- _EXERCISE DESCRIPTION_
All of the lines below are to be printed again exactly; images are excluded from the output.

- _MATERIAL_
╔══
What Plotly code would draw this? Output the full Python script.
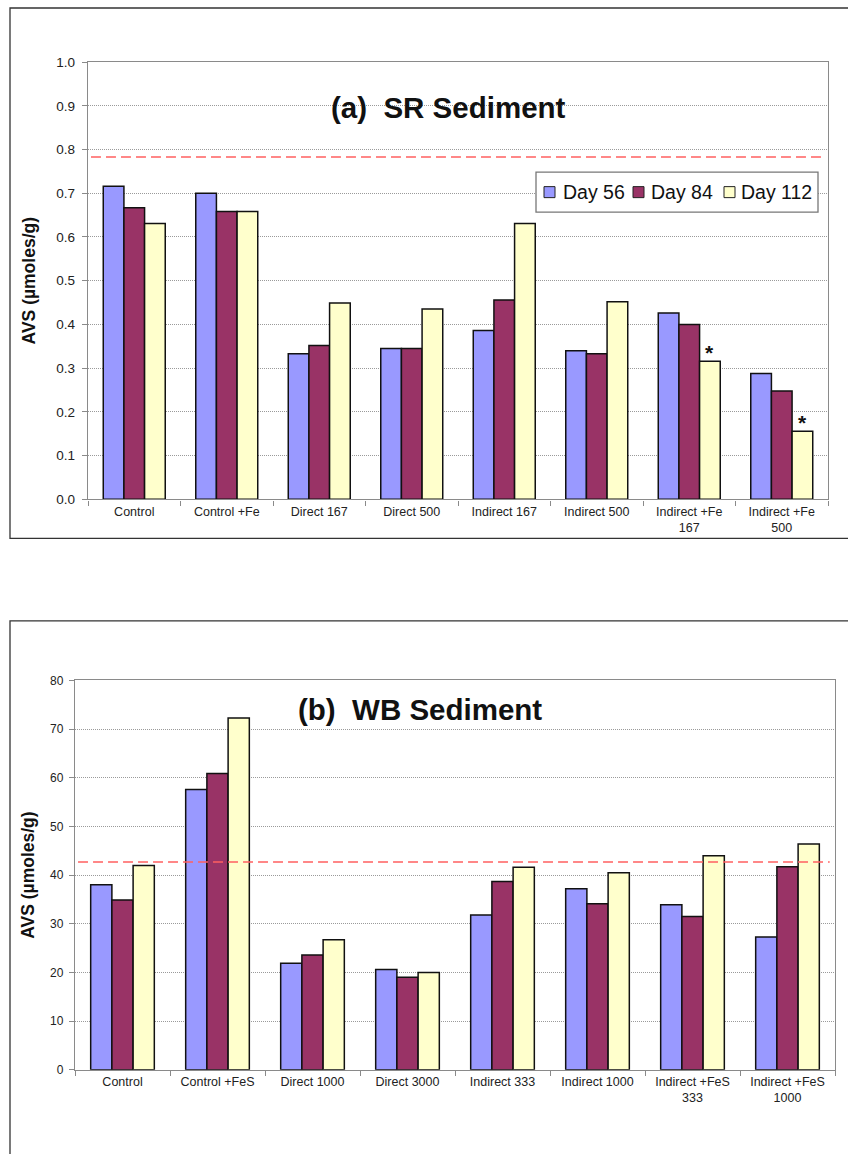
import plotly.graph_objects as go

# ---- data -------------------------------------------------------------
days = ["Day 56", "Day 84", "Day 112"]
day_colors = ["#9999FF", "#993366", "#FFFFCC"]

sr_categories = ["Control", "Control +Fe", "Direct 167", "Direct 500",
                 "Indirect 167", "Indirect 500", "Indirect +Fe<br>167",
                 "Indirect +Fe<br>500"]
sr_day56 = [0.716, 0.700, 0.333, 0.345, 0.386, 0.340, 0.426, 0.288]
sr_day84 = [0.667, 0.658, 0.352, 0.345, 0.456, 0.333, 0.400, 0.248]
sr_day112 = [0.631, 0.658, 0.449, 0.435, 0.631, 0.452, 0.316, 0.156]
sr_reference = 0.783
sr_starred = [6, 7]  # groups flagged with an asterisk on Day 112

wb_categories = ["Control", "Control +FeS", "Direct 1000", "Direct 3000",
                 "Indirect 333", "Indirect 1000", "Indirect +FeS<br>333",
                 "Indirect +FeS<br>1000"]
wb_day56 = [38.0, 57.6, 21.9, 20.6, 31.8, 37.2, 33.9, 27.3]
wb_day84 = [34.9, 60.9, 23.6, 19.0, 38.7, 34.1, 31.5, 41.7]
wb_day112 = [42.0, 72.3, 26.7, 20.0, 41.6, 40.5, 44.0, 46.4]
wb_reference = 42.7

sr_ticks = [0.0, 0.1, 0.2, 0.3, 0.4, 0.5, 0.6, 0.7, 0.8, 0.9, 1.0]
wb_ticks = [0, 10, 20, 30, 40, 50, 60, 70, 80]

# ---- layout helpers ---------------------------------------------------
W, H = 848, 1154
FONT = "Liberation Sans, Arial, sans-serif"
BARGAP = 0.33
Y_OFF, Y_SCALE = 8.0, 0.9863   # page offset / scale of the rendered figure


def px_x(p):
    return p / W


def px_y(p):
    return 1 - ((p - Y_OFF) / Y_SCALE) / H


fig = go.Figure()

sr_series = [sr_day56, sr_day84, sr_day112]
wb_series = [wb_day56, wb_day84, wb_day112]
for name, color, vals in zip(days, day_colors, sr_series):
    fig.add_trace(go.Bar(
        x=sr_categories, y=vals, name=name, xaxis="x", yaxis="y",
        marker=dict(color=color, line=dict(color="#111111", width=1.5)),
        showlegend=False,
    ))
for name, color, vals in zip(days, day_colors, wb_series):
    fig.add_trace(go.Bar(
        x=wb_categories, y=vals, name=name, xaxis="x2", yaxis="y2",
        marker=dict(color=color, line=dict(color="#111111", width=1.5)),
        showlegend=False,
    ))

line_common = dict(showline=True, linecolor="#8a8a8a", linewidth=1.3,
                   mirror=True)
xtick_font = dict(family=FONT, size=12.5, color="#222222")
grid_common = dict(showgrid=True, gridcolor="#9a9a9a", griddash="1px,1px",
                   gridwidth=1, zeroline=False)
ytitle_font = dict(family=FONT, size=17.5, color="#111111")

fig.update_layout(
    width=W, height=H,
    margin=dict(l=0, r=0, t=0, b=0),
    paper_bgcolor="white", plot_bgcolor="white",
    font=dict(family=FONT, color="#111111"),
    barmode="group", bargap=BARGAP, bargroupgap=0,
    showlegend=False,
    xaxis=dict(domain=[px_x(88), px_x(828)], anchor="y", type="category",
               ticks="outside", ticklen=5, tickcolor="#8a8a8a",
               tickson="boundaries", showgrid=False,
               tickfont=xtick_font, **line_common),
    yaxis=dict(domain=[px_y(500), px_y(63)], anchor="x", range=[0, 1.0],
               tickvals=sr_ticks, tickformat=".1f",
               ticks="outside", ticklen=5, tickcolor="#8a8a8a",
               ticklabelstandoff=4,
               tickfont=dict(family=FONT, size=13.5, color="#222222"),
               title=dict(text="<b>AVS (µmoles/g)</b>", font=ytitle_font,
                          standoff=16),
               **grid_common, **line_common),
    xaxis2=dict(domain=[px_x(75), px_x(835)], anchor="y2", type="category",
                ticks="outside", ticklen=5, tickcolor="#8a8a8a",
                tickson="boundaries", showgrid=False,
                tickfont=xtick_font, **line_common),
    yaxis2=dict(domain=[px_y(1070), px_y(681)], anchor="x2", range=[0, 80],
                tickvals=wb_ticks,
                ticks="outside", ticklen=5, tickcolor="#8a8a8a",
                ticklabelstandoff=3,
                tickfont=dict(family=FONT, size=12, color="#222222"),
                title=dict(text="<b>AVS (µmoles/g)</b>", font=ytitle_font,
                           standoff=10),
                **grid_common, **line_common),
)

# reference levels (dashed red)
fig.add_shape(type="line", xref="x domain", yref="y",
              x0=0.004, x1=0.993, y0=sr_reference, y1=sr_reference,
              line=dict(color="#FF6060", width=1.5, dash="10px,5px"))
fig.add_shape(type="line", xref="x2 domain", yref="y2",
              x0=0.004, x1=0.993, y0=wb_reference, y1=wb_reference,
              line=dict(color="#FF6060", width=1.5, dash="10px,5px"))

# panel frames
frame = dict(color="#333333", width=1.3)
fig.add_shape(type="rect", xref="paper", yref="paper",
              x0=px_x(10), x1=1.02, y0=px_y(539), y1=1 - 1 / H, line=frame)
fig.add_shape(type="rect", xref="paper", yref="paper",
              x0=px_x(10), x1=1.02, y0=-0.02, y1=px_y(621.5), line=frame)

# panel titles
fig.add_annotation(xref="paper", yref="paper", x=px_x(448), y=px_y(90),
                   text="<b>(a)  SR Sediment</b>", showarrow=False,
                   font=dict(family=FONT, size=29.5, color="#111111"))
fig.add_annotation(xref="paper", yref="paper", x=px_x(419.5), y=px_y(710),
                   text="<b>(b)  WB Sediment</b>", showarrow=False,
                   font=dict(family=FONT, size=29.5, color="#111111"))

# legend box for the day series (top panel)
fig.add_shape(type="rect", xref="paper", yref="paper",
              x0=px_x(536), x1=px_x(818), y0=px_y(213), y1=px_y(173),
              line=dict(color="#777777", width=1.3), fillcolor="white")
swatch_x = [544, 633, 724]
label_x = [561, 649, 739]
for name, color, sx, lx in zip(days, day_colors, swatch_x, label_x):
    fig.add_shape(type="rect", xref="paper", yref="paper",
                  x0=px_x(sx), x1=px_x(sx + 11),
                  y0=px_y(198.5), y1=px_y(187.5),
                  line=dict(color="#222222", width=1), fillcolor=color)
    fig.add_annotation(xref="paper", yref="paper", x=px_x(lx), y=px_y(193),
                       xanchor="left", yanchor="middle", showarrow=False,
                       text=name,
                       font=dict(family=FONT, size=19.5, color="#111111"))

# asterisks over flagged Day 112 bars
bar_w = (1 - BARGAP) / 3
for i in sr_starred:
    fig.add_annotation(xref="x", yref="y", x=i + bar_w, y=sr_day112[i],
                       text="<b>*</b>", showarrow=False, yanchor="bottom",
                       yshift=-5,
                       font=dict(family=FONT, size=21, color="#111111"))

fig.write_html("out.html")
╚══
- _RESPONSE TO THIS EXERCISE_
What Plotly code would draw this? Output the full Python script.
import plotly.graph_objects as go

# ---- data -------------------------------------------------------------
days = ["Day 56", "Day 84", "Day 112"]
day_colors = ["#9999FF", "#993366", "#FFFFCC"]

sr_categories = ["Control", "Control +Fe", "Direct 167", "Direct 500",
                 "Indirect 167", "Indirect 500", "Indirect +Fe<br>167",
                 "Indirect +Fe<br>500"]
sr_day56 = [0.716, 0.700, 0.333, 0.345, 0.386, 0.340, 0.426, 0.288]
sr_day84 = [0.667, 0.658, 0.352, 0.345, 0.456, 0.333, 0.400, 0.248]
sr_day112 = [0.631, 0.658, 0.449, 0.435, 0.631, 0.452, 0.316, 0.156]
sr_reference = 0.783
sr_starred = [6, 7]  # groups flagged with an asterisk on Day 112

wb_categories = ["Control", "Control +FeS", "Direct 1000", "Direct 3000",
                 "Indirect 333", "Indirect 1000", "Indirect +FeS<br>333",
                 "Indirect +FeS<br>1000"]
wb_day56 = [38.0, 57.6, 21.9, 20.6, 31.8, 37.2, 33.9, 27.3]
wb_day84 = [34.9, 60.9, 23.6, 19.0, 38.7, 34.1, 31.5, 41.7]
wb_day112 = [42.0, 72.3, 26.7, 20.0, 41.6, 40.5, 44.0, 46.4]
wb_reference = 42.7

sr_ticks = [0.0, 0.1, 0.2, 0.3, 0.4, 0.5, 0.6, 0.7, 0.8, 0.9, 1.0]
wb_ticks = [0, 10, 20, 30, 40, 50, 60, 70, 80]

# ---- layout helpers ---------------------------------------------------
W, H = 848, 1154
FONT = "Liberation Sans, Arial, sans-serif"
BARGAP = 0.33
Y_OFF, Y_SCALE = 8.0, 0.9863   # page offset / scale of the rendered figure


def px_x(p):
    return p / W


def px_y(p):
    return 1 - ((p - Y_OFF) / Y_SCALE) / H


fig = go.Figure()

sr_series = [sr_day56, sr_day84, sr_day112]
wb_series = [wb_day56, wb_day84, wb_day112]
for name, color, vals in zip(days, day_colors, sr_series):
    fig.add_trace(go.Bar(
        x=sr_categories, y=vals, name=name, xaxis="x", yaxis="y",
        marker=dict(color=color, line=dict(color="#111111", width=1.5)),
        showlegend=False,
    ))
for name, color, vals in zip(days, day_colors, wb_series):
    fig.add_trace(go.Bar(
        x=wb_categories, y=vals, name=name, xaxis="x2", yaxis="y2",
        marker=dict(color=color, line=dict(color="#111111", width=1.5)),
        showlegend=False,
    ))

line_common = dict(showline=True, linecolor="#8a8a8a", linewidth=1.3,
                   mirror=True)
xtick_font = dict(family=FONT, size=12.5, color="#222222")
grid_common = dict(showgrid=True, gridcolor="#9a9a9a", griddash="1px,1px",
                   gridwidth=1, zeroline=False)
ytitle_font = dict(family=FONT, size=17.5, color="#111111")

fig.update_layout(
    width=W, height=H,
    margin=dict(l=0, r=0, t=0, b=0),
    paper_bgcolor="white", plot_bgcolor="white",
    font=dict(family=FONT, color="#111111"),
    barmode="group", bargap=BARGAP, bargroupgap=0,
    showlegend=False,
    xaxis=dict(domain=[px_x(88), px_x(828)], anchor="y", type="category",
               ticks="outside", ticklen=5, tickcolor="#8a8a8a",
               tickson="boundaries", showgrid=False,
               tickfont=xtick_font, **line_common),
    yaxis=dict(domain=[px_y(500), px_y(63)], anchor="x", range=[0, 1.0],
               tickvals=sr_ticks, tickformat=".1f",
               ticks="outside", ticklen=5, tickcolor="#8a8a8a",
               ticklabelstandoff=4,
               tickfont=dict(family=FONT, size=13.5, color="#222222"),
               title=dict(text="<b>AVS (µmoles/g)</b>", font=ytitle_font,
                          standoff=16),
               **grid_common, **line_common),
    xaxis2=dict(domain=[px_x(75), px_x(835)], anchor="y2", type="category",
                ticks="outside", ticklen=5, tickcolor="#8a8a8a",
                tickson="boundaries", showgrid=False,
                tickfont=xtick_font, **line_common),
    yaxis2=dict(domain=[px_y(1070), px_y(681)], anchor="x2", range=[0, 80],
                tickvals=wb_ticks,
                ticks="outside", ticklen=5, tickcolor="#8a8a8a",
                ticklabelstandoff=3,
                tickfont=dict(family=FONT, size=12, color="#222222"),
                title=dict(text="<b>AVS (µmoles/g)</b>", font=ytitle_font,
                           standoff=10),
                **grid_common, **line_common),
)

# reference levels (dashed red)
fig.add_shape(type="line", xref="x domain", yref="y",
              x0=0.004, x1=0.993, y0=sr_reference, y1=sr_reference,
              line=dict(color="#FF6060", width=1.5, dash="10px,5px"))
fig.add_shape(type="line", xref="x2 domain", yref="y2",
              x0=0.004, x1=0.993, y0=wb_reference, y1=wb_reference,
              line=dict(color="#FF6060", width=1.5, dash="10px,5px"))

# panel frames
frame = dict(color="#333333", width=1.3)
fig.add_shape(type="rect", xref="paper", yref="paper",
              x0=px_x(10), x1=1.02, y0=px_y(539), y1=1 - 1 / H, line=frame)
fig.add_shape(type="rect", xref="paper", yref="paper",
              x0=px_x(10), x1=1.02, y0=-0.02, y1=px_y(621.5), line=frame)

# panel titles
fig.add_annotation(xref="paper", yref="paper", x=px_x(448), y=px_y(90),
                   text="<b>(a)  SR Sediment</b>", showarrow=False,
                   font=dict(family=FONT, size=29.5, color="#111111"))
fig.add_annotation(xref="paper", yref="paper", x=px_x(419.5), y=px_y(710),
                   text="<b>(b)  WB Sediment</b>", showarrow=False,
                   font=dict(family=FONT, size=29.5, color="#111111"))

# legend box for the day series (top panel)
fig.add_shape(type="rect", xref="paper", yref="paper",
              x0=px_x(536), x1=px_x(818), y0=px_y(213), y1=px_y(173),
              line=dict(color="#777777", width=1.3), fillcolor="white")
swatch_x = [544, 633, 724]
label_x = [561, 649, 739]
for name, color, sx, lx in zip(days, day_colors, swatch_x, label_x):
    fig.add_shape(type="rect", xref="paper", yref="paper",
                  x0=px_x(sx), x1=px_x(sx + 11),
                  y0=px_y(198.5), y1=px_y(187.5),
                  line=dict(color="#222222", width=1), fillcolor=color)
    fig.add_annotation(xref="paper", yref="paper", x=px_x(lx), y=px_y(193),
                       xanchor="left", yanchor="middle", showarrow=False,
                       text=name,
                       font=dict(family=FONT, size=19.5, color="#111111"))

# asterisks over flagged Day 112 bars
bar_w = (1 - BARGAP) / 3
for i in sr_starred:
    fig.add_annotation(xref="x", yref="y", x=i + bar_w, y=sr_day112[i],
                       text="<b>*</b>", showarrow=False, yanchor="bottom",
                       yshift=-5,
                       font=dict(family=FONT, size=21, color="#111111"))

fig.write_html("out.html")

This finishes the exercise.